Hello!
By not keeping Maxthon up-to-date, they just make more work for themselves...
There's a new stable Chromium release every 4 weeks (& security refreshes every 2 weeks), which includes API changes, internal refactors, security fixes, rendering engine updates, V8 JavaScript engine changes & build system changes.
If a browser skips multiple milestones, they’re skipping tens of thousands of commits, hundreds of API changes, dozens of subsystem rewrites, making merging much more of an effort.
Merge conflicts grow non‑linearly: when a browser maintains custom patches (UI, adblocker, sync, sidebar, etc.), each Chromium update requires reapplying those patches...
If you update every 4 weeks, it means small conflicts, predictable work
Every 6-12 months, means massive conflicts, broken features, patches that no longer apply, & sometimes entire subsystems rewritten upstream.
Maxthon doesn't even bother with yearly upgrades!
Browsers like Opera, Vivaldi, Brave & Edge update within days of Chromium so it keeps the rebase small.
Being so far behind also means security fixes become harder to backport (Chromium ships dozens of security fixes per milestone)...
This means they must backport fixes manually (we all know they don't bother with that at all!).

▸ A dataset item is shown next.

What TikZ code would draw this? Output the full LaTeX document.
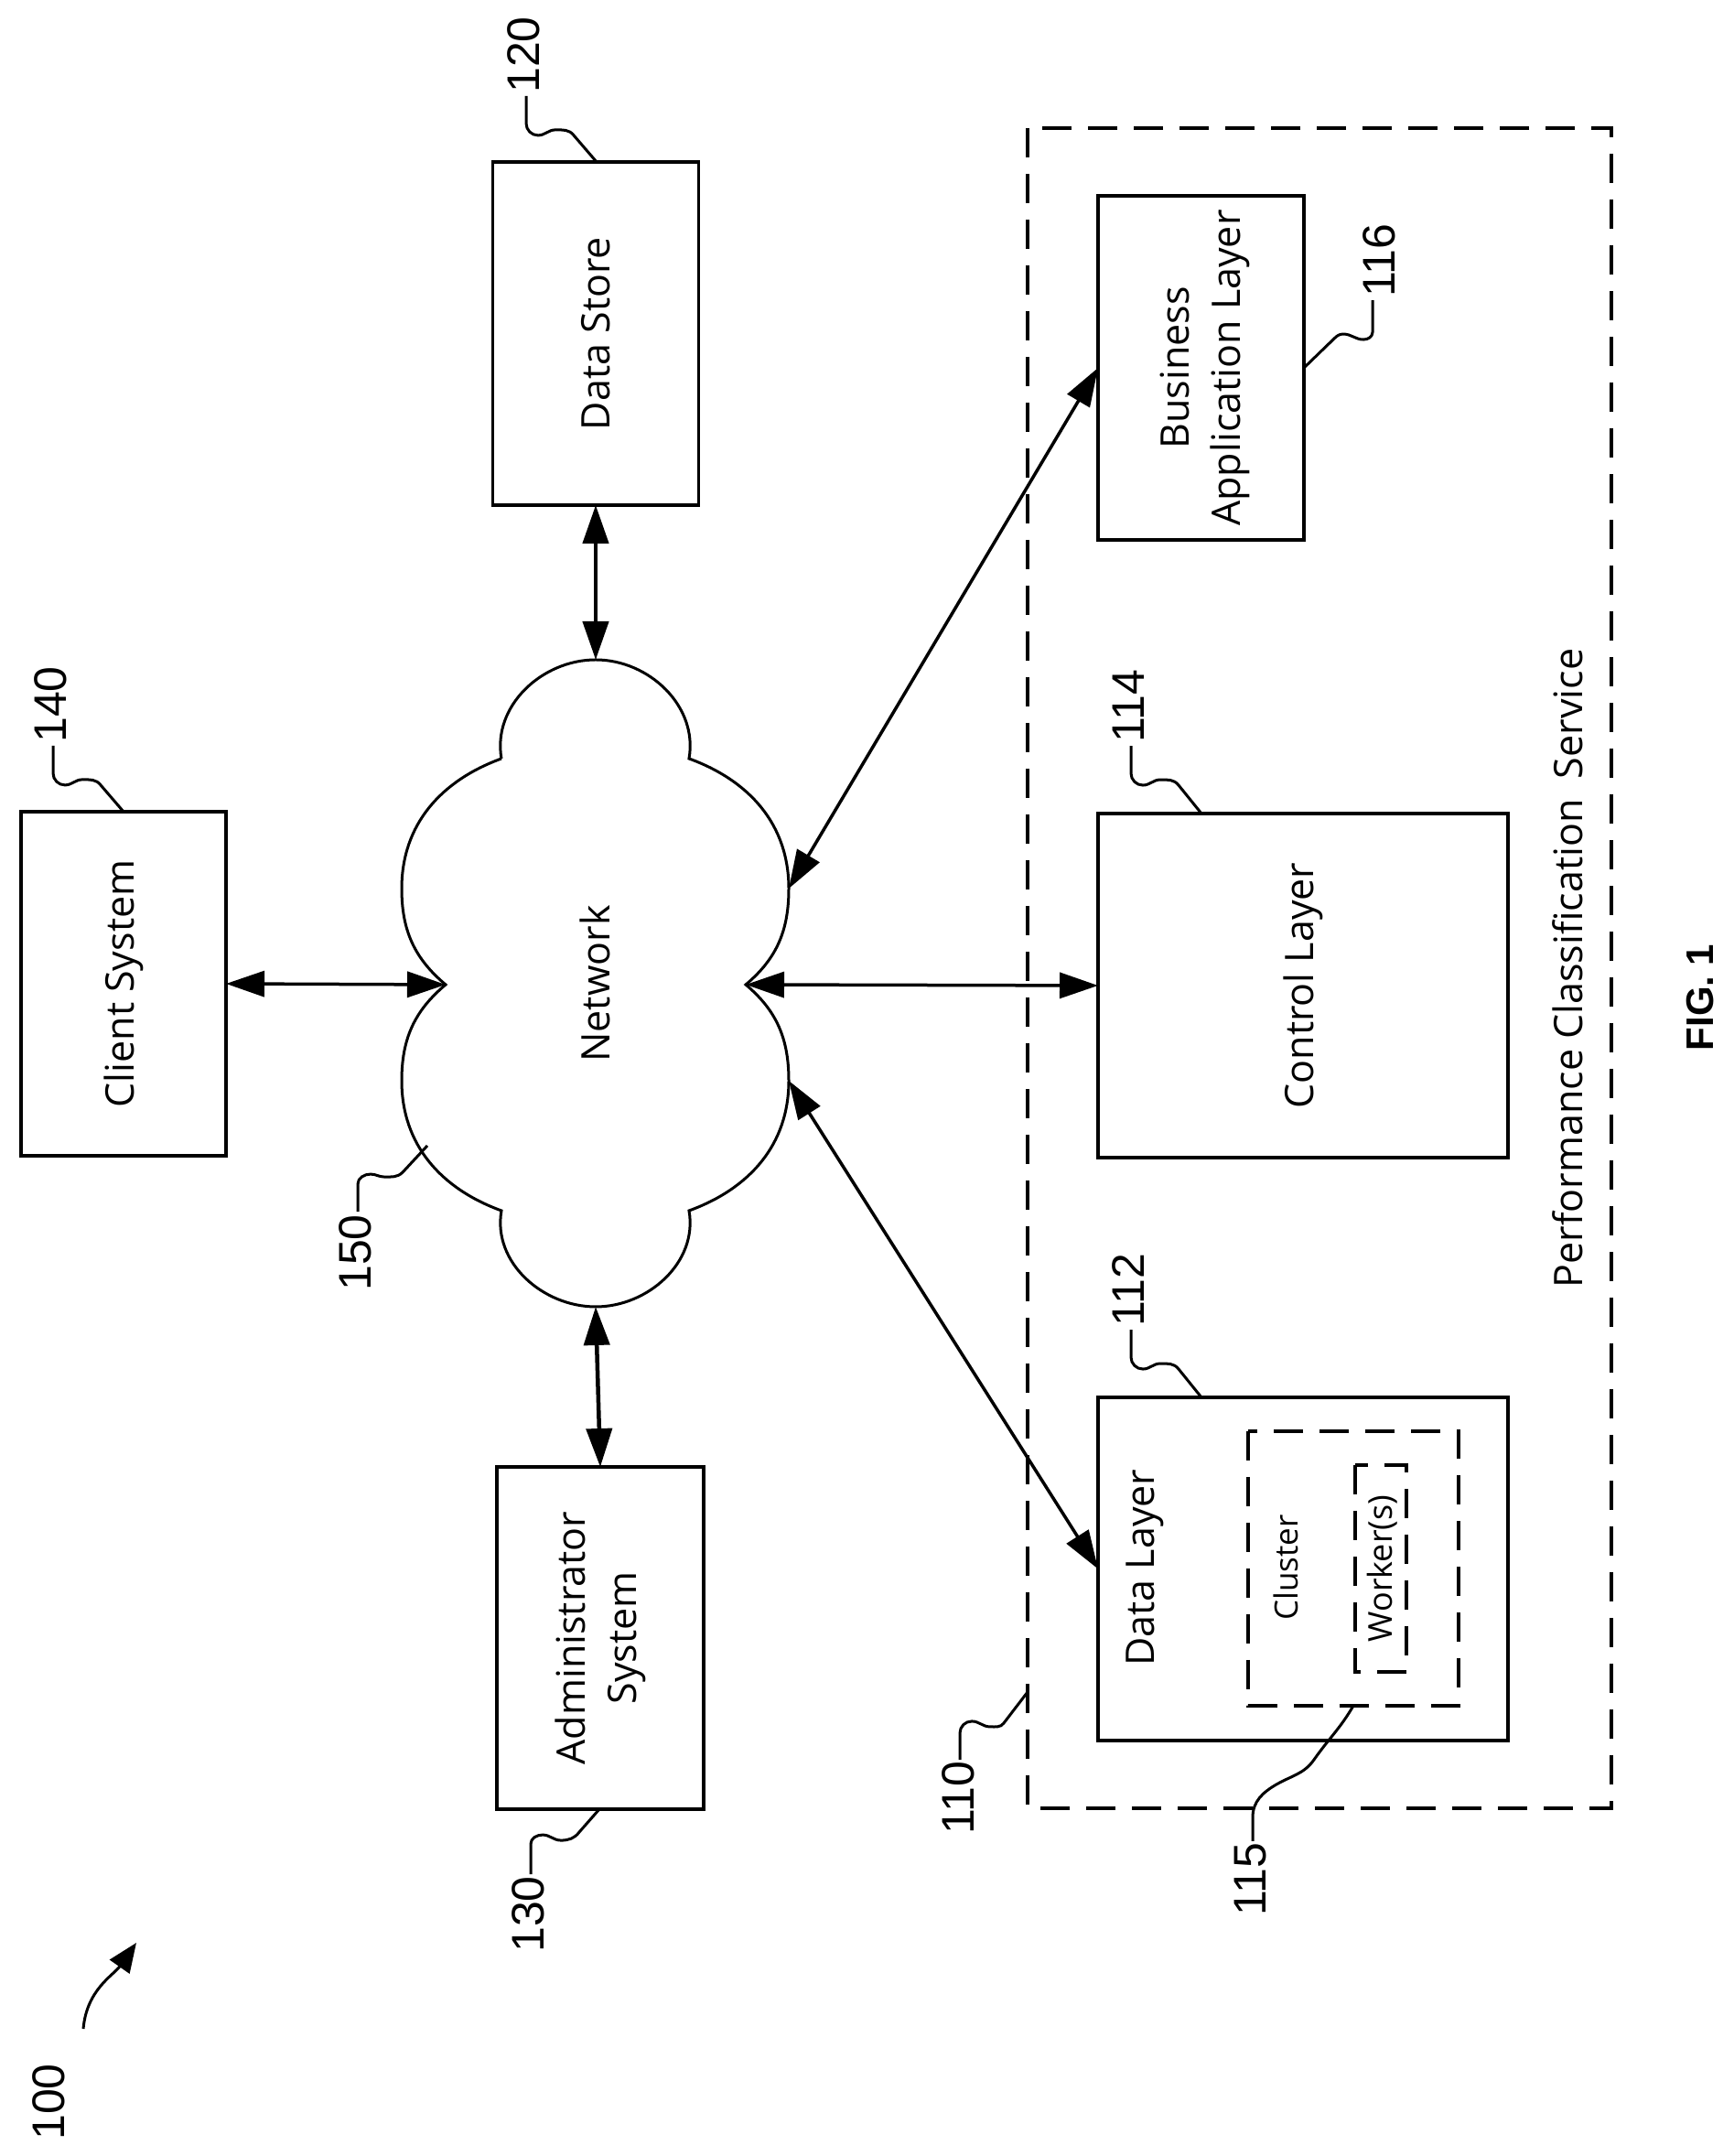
\documentclass[tikz,border=0pt]{standalone}
\usepackage{fontspec}
\usepackage{tikz}
\usetikzlibrary{arrows.meta}
\setmainfont{Open Sans}
\newfontfamily\numfont{Liberation Sans}

\tikzset{
  bigtip/.tip = {Triangle[length=42pt, width=28pt]},
  box/.style = {draw, line width = 3.5pt, rotate = 90, outer sep = 0pt, align = center, font = \fontsize{43}{56}\selectfont},
  dashbox/.style = {draw, line width = 3.5pt, rotate = 90, outer sep = 0pt, dash pattern = on 32pt off 18pt},
  txt/.style = {rotate = 90, inner sep = 0pt, align = center, font = \fontsize{43}{56}\selectfont},
  refnum/.style = {rotate = 90, inner sep = 0pt, font = \numfont\fontsize{50}{56}\selectfont},
  link/.style = {line width = 3.5pt, bigtip-bigtip},
  leader/.style = {line width = 3pt}
}

\begin{document}
\begin{tikzpicture}[x = 1pt, y = 1pt]
  \useasboundingbox (0, 0) rectangle (1895, 2356);

  \coordinate (cloudnw) at (548, 1527);
  \coordinate (cloudtop) at (651, 1635);
  \coordinate (cloudne) at (753, 1527);
  \coordinate (cloudeu) at (862, 1385);
  \coordinate (cloudright) at (815, 1280);
  \coordinate (cloudel) at (862, 1175);
  \coordinate (cloudse) at (753, 1033);
  \coordinate (cloudbot) at (651, 928);
  \coordinate (cloudsw) at (548, 1033);
  \coordinate (cloudwl) at (439, 1175);
  \coordinate (cloudleft) at (487, 1280);
  \coordinate (cloudwu) at (439, 1385);
  \draw [line width = 3pt] (cloudnw) to [out = 100, in = 180] (cloudtop) to [out = 0, in = 80] (cloudne)
    to [out = -20, in = 90] (cloudeu) to [out = -90, in = 40] (cloudright)
    to [out = -40, in = 90] (cloudel) to [out = -90, in = 20] (cloudse)
    to [out = -80, in = 0] (cloudbot) to [out = 180, in = -100] (cloudsw)
    to [out = 160, in = -90] (cloudwl) to [out = 90, in = -140] (cloudleft)
    to [out = 140, in = -90] (cloudwu) to [out = 90, in = 200] (cloudnw);
  \node [txt] (network) at (650, 1281) {Network};

  \node [box, minimum width = 375pt, minimum height = 225pt] (datastore) at (651, 1991.5) {Data Store};
  \node [box, minimum width = 376pt, minimum height = 224pt] (client) at (135, 1281) {Client System};
  \node [box, minimum width = 374pt, minimum height = 226pt] (admin) at (656, 566) {Administrator\\System};
  \node [box, minimum width = 376pt, minimum height = 225pt] (business) at (1312.5, 1954) {};
  \node [txt] (businesstext) at (1317, 1954) {Business\\Application Layer};
  \node [box, minimum width = 376pt, minimum height = 448pt] (control) at (1424, 1279) {Control Layer};
  \node [box, minimum width = 375pt, minimum height = 448pt] (datalayer) at (1424, 641.5) {};
  \node [txt] (datatext) at (1251, 643) {Data Layer};
  \node [dashbox, minimum width = 300pt, minimum height = 230pt] (cluster) at (1479, 642) {};
  \node [txt, font = \fontsize{35}{42}\selectfont] (clustertext) at (1405, 643) {Cluster};
  \node [dashbox, minimum width = 226pt, minimum height = 56pt] (workers) at (1509, 642) {};
  \node [txt, font = \fontsize{36}{42}\selectfont] (workertext) at (1511, 642) {Worker(s)};
  \node [dashbox, minimum width = 1836pt, minimum height = 638pt] (service) at (1442, 1298) {};
  \node [txt] (servicetext) at (1713, 1298) {Performance Classification\ \ Service};
  \node [refnum, font = \numfont\bfseries\fontsize{42}{48}\selectfont] (figlabel) at (1858, 1266) {FIG. 1};

  \draw [link, line width = 4.5pt] (cloudtop) -- (datastore.west);
  \draw [link, line width = 4.5pt] (cloudbot) -- (admin.east);
  \draw [link] (cloudleft) -- (client.south);
  \draw [link] (cloudright) -- (control.north);
  \draw [link] (cloudeu) -- (business.north);
  \draw [link] (cloudel) -- (datalayer.north);

  \node [refnum] (n100) at (53, 59) {100};
  \node [refnum] (n110) at (1047, 391) {110};
  \node [refnum] (n112) at (1233, 946) {112};
  \node [refnum] (n114) at (1233, 1584) {114};
  \node [refnum] (n115) at (1367, 302) {115};
  \node [refnum] (n116) at (1507, 2071) {116};
  \node [refnum] (n120) at (572, 2296) {120};
  \node [refnum] (n130) at (577, 264) {130};
  \node [refnum] (n140) at (55, 1586) {140};
  \node [refnum] (n150) at (388, 987) {150};

  \coordinate (sweepstart) at (91, 139);
  \coordinate (sweepend) at (149, 233);
  \coordinate (p110) at (1123, 507);
  \coordinate (p112) at (1313, 829);
  \coordinate (p114) at (1313, 1467);
  \coordinate (p115) at (1479, 492);
  \coordinate (p116) at (1425, 1954);
  \coordinate (p120) at (652, 2179);
  \coordinate (p130) at (655, 379);
  \coordinate (p140) at (135, 1469);
  \coordinate (p150) at (467, 1104);

  \draw [leader, -{Triangle[length=32pt, width=26pt]}] (sweepstart) to [out = 85, in = -125] (sweepend);
  \draw [leader] (n120.west) ++(3, -3) -- ++(0, -30) to [out = -90, in = 180] ++(13, -13) to [out = 0, in = 180] ++(19, 6) to [out = 0, in = 127] ++(20, -6) -- (p120);
  \draw [leader] (n140.west) ++(3, -3) -- ++(0, -30) to [out = -90, in = 180] ++(13, -13) to [out = 0, in = 180] ++(19, 6) to [out = 0, in = 127] ++(20, -6) -- (p140);
  \draw [leader] (n114.west) ++(3, -3) -- ++(0, -30) to [out = -90, in = 180] ++(13, -13) to [out = 0, in = 180] ++(19, 6) to [out = 0, in = 127] ++(20, -6) -- (p114);
  \draw [leader] (n112.west) ++(3, -3) -- ++(0, -30) to [out = -90, in = 180] ++(13, -13) to [out = 0, in = 180] ++(19, 6) to [out = 0, in = 127] ++(20, -6) -- (p112);
  \draw [leader] (n116.west) ++(-7, -3) -- ++(0, -35) to [out = -90, in = 0] ++(-10, -8) to [out = 180, in = 0] ++(-22, 6) to [out = 180, in = 45] ++(-10, -5) -- (p116);
  \draw [leader] (n130.east) ++(3, 2) -- ++(0, 33) to [out = 90, in = 180] ++(13, 10) to [out = 0, in = 180] ++(20, -6) to [out = 0, in = -127] ++(20, 9) -- (p130);
  \draw [leader] (n110.east) ++(2, 2) -- ++(0, 29) to [out = 90, in = 180] ++(13, 13) to [out = 0, in = 180] ++(20, -6) to [out = 0, in = -125] ++(15, 4) -- (p110);
  \draw [leader] (n150.east) ++(3, 3) -- ++(0, 30) to [out = 90, in = 180] ++(14, 11) to [out = 0, in = 180] ++(15, -3) to [out = 0, in = -135] ++(20, 5) -- (p150);
  \draw [leader] (n115.east) ++(2, 2) -- ++(0, 26) to [out = 90, in = -150] ++(26, 36) to [out = 30, in = -125] ++(41, 27) to [out = 55, in = -120] (p115);
\end{tikzpicture}
\end{document}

Some security fixes depend on newer architecture & cannot be backported cleanly, so the patch gap grows, increasing user risk!
Google explicitly warns that backporting complex fixes is often not viable & recommends staying on the stable branch for security reasons.
The longer they wait, the more upstream assumptions break...
Chromium regularly removes: deprecated APIs, old rendering paths, legacy flags & obsolete build configurations.
When a browser is far behind, its custom code may rely on APIs that no longer exist, so updating then requires: rewriting integrations, replacing removed APIs, rebuilding UI hooks, reworking extension systems & fixing broken features.
By not updating close to Chromium’s release cycle, Maxthon guarantees: larger merges, more conflicts, more broken features, more time spent fixing upstream changes, more difficulty applying security patches & more regressions for users.
Browsers that update quickly (Opera, Vivaldi, Brave & Edge) do so because it reduces engineering cost, not increase it!